Nick W, Northampton, UK
I'm with Ernst and Singh. We have already established recently that people in general have little understanding of science. Someone, such as Christian Martin, may try alternative medicine and find that it works. This is just the human propensity to argue from the particular to the general. The human body has a great capacity to self-heal. Someone tries mumbo-jumbo therapy and they get better. It happens. Therefore the therapy works! The hundreds of millions who tried the same thing and didn't get better are forgotten. Yes there is more to treating illnesses than just mechanically following procedure. But what Ernst and Singh are saying is that, for instance, you won't cure diabetes with homeopathy. Believe as strongly as you like and you'll die without proper treatment. Encouraging people to believe in miracles is dangerous, indeed often fatal.

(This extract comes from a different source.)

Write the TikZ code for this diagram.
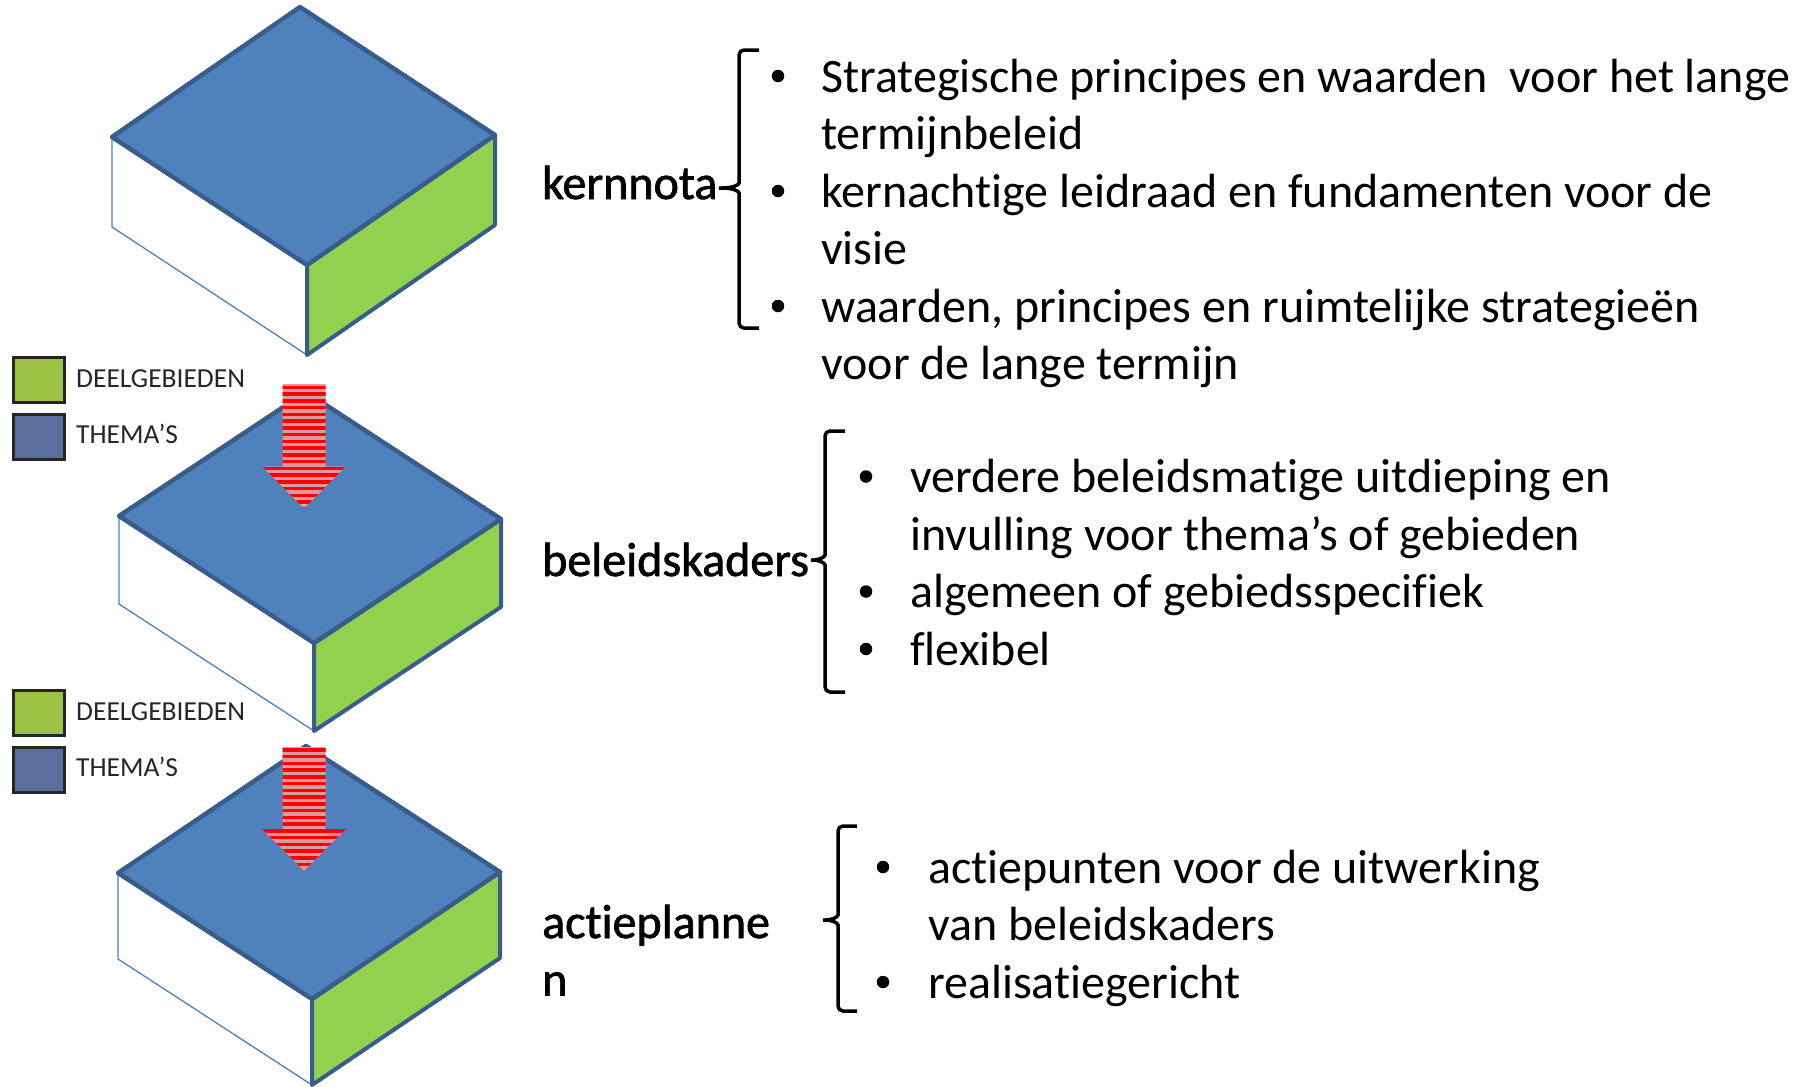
\documentclass[tikz,border=0pt]{standalone}
\usepackage{fontspec}
\setmainfont[Ligatures=NoCommon]{Carlito}
\newfontfamily\levelfont[Ligatures=NoCommon, FakeBold=1.5]{Carlito}
\definecolor{topblue}{HTML}{4F81BD}
\definecolor{edgeblue}{HTML}{385D8A}
\definecolor{sidegreen}{HTML}{92D050}
\definecolor{keygreen}{HTML}{9DC243}
\definecolor{keyblue}{HTML}{5A6F9B}
\definecolor{stripepink}{HTML}{DE9A9A}
\tikzset{
	topface/.style={fill=topblue, draw=edgeblue, line width=4.5pt, line join=round},
	greenface/.style={fill=sidegreen, draw=edgeblue, line width=4pt, line join=round},
	whiteface/.style={fill=white, draw=topblue, line width=1.3pt},
	keybox/.style={draw=black!85, line width=3pt},
	keytext/.style={anchor=west, inner sep=0pt, text=black!85, font=\fontsize{27.5}{30}\selectfont},
	level/.style={anchor=base west, inner sep=0pt, font=\levelfont\fontsize{48}{55}\selectfont},
	item/.style={anchor=base west, inner sep=0pt, font=\fontsize{48}{55}\selectfont},
	bul/.style={circle, fill=black, inner sep=0pt, minimum size=12.5pt},
	brace/.style={draw=black, line width=3.5pt, rounded corners=5pt}
}
\begin{document}
\begin{tikzpicture}[x=1pt, y=-1pt]
		\useasboundingbox (0,0) rectangle (1810,1087);
		% the three blocks
		\foreach \lx/\ly/\rx/\ry/\fx/\fy/\tx/\ty/\h in {112/137/495/135/307/265/300/7/90, 119/516/501/519/314/643/306/392/88, 118/873/500/872/312/999/306/746/86}
		{
			\draw [whiteface] (\lx,\ly) -- (\fx,\fy) -- (\fx,{\fy+\h}) -- (\lx,{\ly+\h}) -- cycle;
			\draw [greenface] (\fx,\fy) -- (\rx,\ry) -- (\rx,{\ry+\h}) -- (\fx,{\fy+\h}) -- cycle;
			\draw [topface] (\tx,\ty) -- (\rx,\ry) -- (\fx,\fy) -- (\lx,\ly) -- cycle;
		}
		% striped arrows
		\foreach \ay in {384,746.5}
		{
			\begin{scope}
				\path [clip] (282.5,\ay) -- (325.5,\ay) -- (325.5,{\ay+82.5}) -- (346,{\ay+82.5}) -- (304,{\ay+124.3}) -- (262,{\ay+82.5}) -- (282.5,{\ay+82.5}) -- cycle;
				\fill [stripepink] (255,\ay) rectangle (350,{\ay+126});
				\foreach \s in {0,...,18}
					\fill [red] (255,{\ay+1.7+\s*6.75}) rectangle (350,{\ay+5.1+\s*6.75});
			\end{scope}
		}
		% legends
		\foreach \ky in {0,333}
		{
			\draw [keybox, fill=keygreen] (13,{357+\ky}) rectangle (64,{402+\ky});
			\draw [keybox, fill=keyblue] (13,{414+\ky}) rectangle (64,{459+\ky});
		}
		\node [keytext] (deel1) at (76,379) {DEELGEBIEDEN};
		\node [keytext] (thema1) at (76,434) {THEMA’S};
		\node [keytext] (deel2) at (76,712) {DEELGEBIEDEN};
		\node [keytext] (thema2) at (76,767) {THEMA’S};
		% levels
		\node [level] (kern) at (542,199) {kernnota};
		\node [level] (kader) at (542,576) {beleidskaders};
		\node [level] (actie) at (542,938) {actieplanne};
		\node [level] (actieb) at (542,995.5) {n};
		\coordinate (kerntip) at (716,188);
		\coordinate (kadertip) at (808,560);
		\coordinate (actietip) at (820,920);
		\draw [brace] (759,50) -- (739,50) -- (739,178) .. controls (739,185) and (733,188) .. (kerntip) .. controls (733,188) and (739,191) .. (739,198) -- (739,328) -- (759,328);
		\draw [brace] (845,431) -- (825,431) -- (825,550) .. controls (825,557) and (819,560) .. (kadertip) .. controls (819,560) and (825,563) .. (825,570) -- (825,692) -- (845,692);
		\draw [brace] (857,826) -- (838,826) -- (838,910) .. controls (838,917) and (832,920) .. (actietip) .. controls (832,920) and (838,923) .. (838,930) -- (838,1011) -- (857,1011);
		% kernnota items
		\node [bul] (b11) at (778,76) {};
		\node [item] (k1a) at (821,92) {Strategische principes en waarden\ \ voor het lange};
		\node [item] (k1b) at (821,149.5) {termijnbeleid};
		\node [bul] (b12) at (778,191) {};
		\node [item] (k2a) at (821,207) {kernachtige leidraad en fundamenten voor de};
		\node [item] (k2b) at (821,264.5) {visie};
		\node [bul] (b13) at (778,306) {};
		\node [item] (k3a) at (821,322) {waarden, principes en ruimtelijke strategieën};
		\node [item] (k3b) at (821,379.5) {voor de lange termijn};
		% beleidskaders items
		\node [bul] (b21) at (866,476.5) {};
		\node [item] (c1a) at (910,492.5) {verdere beleidsmatige uitdieping en};
		\node [item] (c1b) at (910,550) {invulling voor thema’s of gebieden};
		\node [bul] (b22) at (866,591.5) {};
		\node [item] (c2a) at (910,607.5) {algemeen of gebiedsspecifiek};
		\node [bul] (b23) at (866,649) {};
		\node [item] (c3a) at (910,665) {flexibel};
		% actieplannen items
		\node [bul] (b31) at (883,867) {};
		\node [item] (a1a) at (928,883) {actiepunten voor de uitwerking};
		\node [item] (a1b) at (928,940.5) {van beleidskaders};
		\node [bul] (b32) at (883,982) {};
		\node [item] (a2a) at (928,998) {realisatiegericht};
\end{tikzpicture}
\end{document}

Terence Hollingworth, Blagnac, France
Christian, "Condemnation without investigation" would be sanctimonious but this is condemnation after extensive investigation. What haughtiness do you suppose led the authors to conclude that "A few treatments seem to work."?
Steve Knight, Oxford, U.K.
@Christian Martin: with your background you should know the difference between your anecdotes - however genuine they may be - and systematic research.
Norman, Anstruther, UK
To Messrs Ernest and Singh I would say this:
I have received and benefitted from several alternative forms of treatment, from my earliest years to the present.
I am 71 years old.
I come from an orthodox medical background, (parents a doctor and a nurse), trained as a State Registered nurse at one of England's oldest teaching hospitals, and am currently married to an osteopath-chiropractor-naturopath (triple degree) who continues to safely provide people with relief.
Condemnation without investigation is a sanctimonious mindset of the medical profession generally, in these days when we are learning more and more about the human organism.
A dose of homeopathic Platinum would be my choice for those haughty and condemnatory voices who feel that they - and no-one else - can speak to the issue of understanding and promoting real health and wholeness in the human body.
"Not all learning is found in one school" - Hawaiian proverb.